§ Task goal
All of the lines below are to be transcribed faithfully, with pictures excluded from the copy.

§ Collected material
***

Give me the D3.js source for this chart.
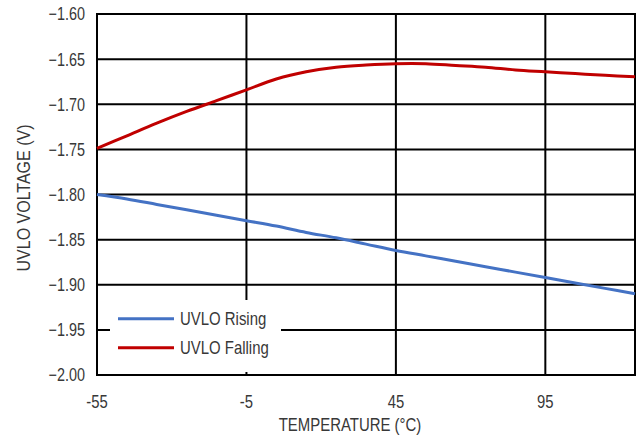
<!DOCTYPE html>
<html>
<head>
<meta charset="utf-8">
<script src="https://cdn.jsdelivr.net/npm/d3@7"></script>
<style>
  html, body { margin: 0; padding: 0; background: #fff; }
  svg { display: block; }
  text { font-family: "Liberation Sans", Arial, sans-serif; fill: #383838; }
</style>
</head>
<body>
<svg id="chart" width="640" height="437"></svg>
<script>
// ---- data ----
const temperatures = [-55, -45, -35, -25, -15, -5, 5, 15, 25, 35, 45, 55, 65, 75, 85, 95, 105, 115, 125];
const uvloRising  = [-1.800, -1.805, -1.811, -1.817, -1.823, -1.829, -1.835, -1.842, -1.848, -1.855, -1.862, -1.868, -1.874, -1.880, -1.886, -1.892, -1.898, -1.904, -1.910];
const uvloFalling = [-1.749, -1.735, -1.721, -1.708, -1.696, -1.684, -1.672, -1.664, -1.659, -1.6565, -1.655, -1.655, -1.657, -1.659, -1.662, -1.664, -1.666, -1.668, -1.6695];
const xTicks = [-55, -5, 45, 95];
const yTicks = [-1.60, -1.65, -1.70, -1.75, -1.80, -1.85, -1.90, -1.95, -2.00];
const seriesNames = ["UVLO Rising", "UVLO Falling"];
const seriesColors = ["#4472C4", "#C00000"];

// ---- layout ----
const svg = d3.select("#chart");
const L = 97, R = 635, T = 14, B = 375;
const x = d3.scaleLinear().domain([-55, 125]).range([L, R]);
const y = d3.scaleLinear().domain([-2.00, -1.60]).range([B, T]);

// horizontal gridlines
svg.append("g").selectAll("line").data(yTicks).join("line")
  .attr("x1", L).attr("x2", R)
  .attr("y1", d => y(d)).attr("y2", d => y(d))
  .attr("stroke", "#000").attr("stroke-width", 2);

// vertical gridlines
svg.append("g").selectAll("line").data(xTicks).join("line")
  .attr("x1", d => x(d)).attr("x2", d => x(d))
  .attr("y1", T).attr("y2", B)
  .attr("stroke", "#000").attr("stroke-width", 2);

// frame
svg.append("rect").attr("x", L).attr("y", T).attr("width", R - L).attr("height", B - T)
  .attr("fill", "none").attr("stroke", "#000").attr("stroke-width", 2);

// y tick labels
svg.append("g").selectAll("text").data(yTicks).join("text")
  .attr("transform", d => `translate(85,${y(d)}) scale(0.8,1)`)
  .attr("text-anchor", "end").attr("dy", "0.36em")
  .style("font-size", "18px")
  .text(d => d3.format(".2f")(d));

// x tick labels
svg.append("g").selectAll("text").data(xTicks).join("text")
  .attr("transform", d => `translate(${x(d)},401) scale(0.78,1)`)
  .attr("text-anchor", "middle").attr("dy", "0.36em")
  .style("font-size", "19px")
  .text(d => d);

// axis titles
svg.append("text")
  .attr("transform", "translate(350,425) scale(0.83,1)")
  .attr("text-anchor", "middle").attr("dy", "0.36em")
  .style("font-size", "18px")
  .text("TEMPERATURE (°C)");

svg.append("text")
  .attr("transform", "translate(23.5,198) rotate(-90) scale(0.89,1)")
  .attr("text-anchor", "middle").attr("dy", "0.36em")
  .style("font-size", "18px")
  .text("UVLO VOLTAGE (V)");

// series
const line = d3.line()
  .x((d, i) => x(temperatures[i]))
  .y(d => y(d))
  .curve(d3.curveCatmullRom.alpha(0.5));

[uvloRising, uvloFalling].forEach((vals, k) => {
  svg.append("path").datum(vals)
    .attr("d", line)
    .attr("fill", "none")
    .attr("stroke", seriesColors[k])
    .attr("stroke-width", 3)
    .attr("stroke-linejoin", "round");
});

// legend
const lg = svg.append("g");
lg.append("rect").attr("x", 110).attr("y", 300).attr("width", 171).attr("height", 72).attr("fill", "#fff");
seriesNames.forEach((name, k) => {
  const ly = 318.7 + k * 29;
  lg.append("line").attr("x1", 118).attr("x2", 174).attr("y1", ly).attr("y2", ly)
    .attr("stroke", seriesColors[k]).attr("stroke-width", 3);
  lg.append("text")
    .attr("transform", `translate(180,${ly}) scale(0.83,1)`)
    .attr("dy", "0.36em")
    .style("font-size", "18px")
    .text(name);
});
</script>
</body>
</html>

***

§ Complete response
Give me the D3.js source for this chart.
<!DOCTYPE html>
<html>
<head>
<meta charset="utf-8">
<script src="https://cdn.jsdelivr.net/npm/d3@7"></script>
<style>
  html, body { margin: 0; padding: 0; background: #fff; }
  svg { display: block; }
  text { font-family: "Liberation Sans", Arial, sans-serif; fill: #383838; }
</style>
</head>
<body>
<svg id="chart" width="640" height="437"></svg>
<script>
// ---- data ----
const temperatures = [-55, -45, -35, -25, -15, -5, 5, 15, 25, 35, 45, 55, 65, 75, 85, 95, 105, 115, 125];
const uvloRising  = [-1.800, -1.805, -1.811, -1.817, -1.823, -1.829, -1.835, -1.842, -1.848, -1.855, -1.862, -1.868, -1.874, -1.880, -1.886, -1.892, -1.898, -1.904, -1.910];
const uvloFalling = [-1.749, -1.735, -1.721, -1.708, -1.696, -1.684, -1.672, -1.664, -1.659, -1.6565, -1.655, -1.655, -1.657, -1.659, -1.662, -1.664, -1.666, -1.668, -1.6695];
const xTicks = [-55, -5, 45, 95];
const yTicks = [-1.60, -1.65, -1.70, -1.75, -1.80, -1.85, -1.90, -1.95, -2.00];
const seriesNames = ["UVLO Rising", "UVLO Falling"];
const seriesColors = ["#4472C4", "#C00000"];

// ---- layout ----
const svg = d3.select("#chart");
const L = 97, R = 635, T = 14, B = 375;
const x = d3.scaleLinear().domain([-55, 125]).range([L, R]);
const y = d3.scaleLinear().domain([-2.00, -1.60]).range([B, T]);

// horizontal gridlines
svg.append("g").selectAll("line").data(yTicks).join("line")
  .attr("x1", L).attr("x2", R)
  .attr("y1", d => y(d)).attr("y2", d => y(d))
  .attr("stroke", "#000").attr("stroke-width", 2);

// vertical gridlines
svg.append("g").selectAll("line").data(xTicks).join("line")
  .attr("x1", d => x(d)).attr("x2", d => x(d))
  .attr("y1", T).attr("y2", B)
  .attr("stroke", "#000").attr("stroke-width", 2);

// frame
svg.append("rect").attr("x", L).attr("y", T).attr("width", R - L).attr("height", B - T)
  .attr("fill", "none").attr("stroke", "#000").attr("stroke-width", 2);

// y tick labels
svg.append("g").selectAll("text").data(yTicks).join("text")
  .attr("transform", d => `translate(85,${y(d)}) scale(0.8,1)`)
  .attr("text-anchor", "end").attr("dy", "0.36em")
  .style("font-size", "18px")
  .text(d => d3.format(".2f")(d));

// x tick labels
svg.append("g").selectAll("text").data(xTicks).join("text")
  .attr("transform", d => `translate(${x(d)},401) scale(0.78,1)`)
  .attr("text-anchor", "middle").attr("dy", "0.36em")
  .style("font-size", "19px")
  .text(d => d);

// axis titles
svg.append("text")
  .attr("transform", "translate(350,425) scale(0.83,1)")
  .attr("text-anchor", "middle").attr("dy", "0.36em")
  .style("font-size", "18px")
  .text("TEMPERATURE (°C)");

svg.append("text")
  .attr("transform", "translate(23.5,198) rotate(-90) scale(0.89,1)")
  .attr("text-anchor", "middle").attr("dy", "0.36em")
  .style("font-size", "18px")
  .text("UVLO VOLTAGE (V)");

// series
const line = d3.line()
  .x((d, i) => x(temperatures[i]))
  .y(d => y(d))
  .curve(d3.curveCatmullRom.alpha(0.5));

[uvloRising, uvloFalling].forEach((vals, k) => {
  svg.append("path").datum(vals)
    .attr("d", line)
    .attr("fill", "none")
    .attr("stroke", seriesColors[k])
    .attr("stroke-width", 3)
    .attr("stroke-linejoin", "round");
});

// legend
const lg = svg.append("g");
lg.append("rect").attr("x", 110).attr("y", 300).attr("width", 171).attr("height", 72).attr("fill", "#fff");
seriesNames.forEach((name, k) => {
  const ly = 318.7 + k * 29;
  lg.append("line").attr("x1", 118).attr("x2", 174).attr("y1", ly).attr("y2", ly)
    .attr("stroke", seriesColors[k]).attr("stroke-width", 3);
  lg.append("text")
    .attr("transform", `translate(180,${ly}) scale(0.83,1)`)
    .attr("dy", "0.36em")
    .style("font-size", "18px")
    .text(name);
});
</script>
</body>
</html>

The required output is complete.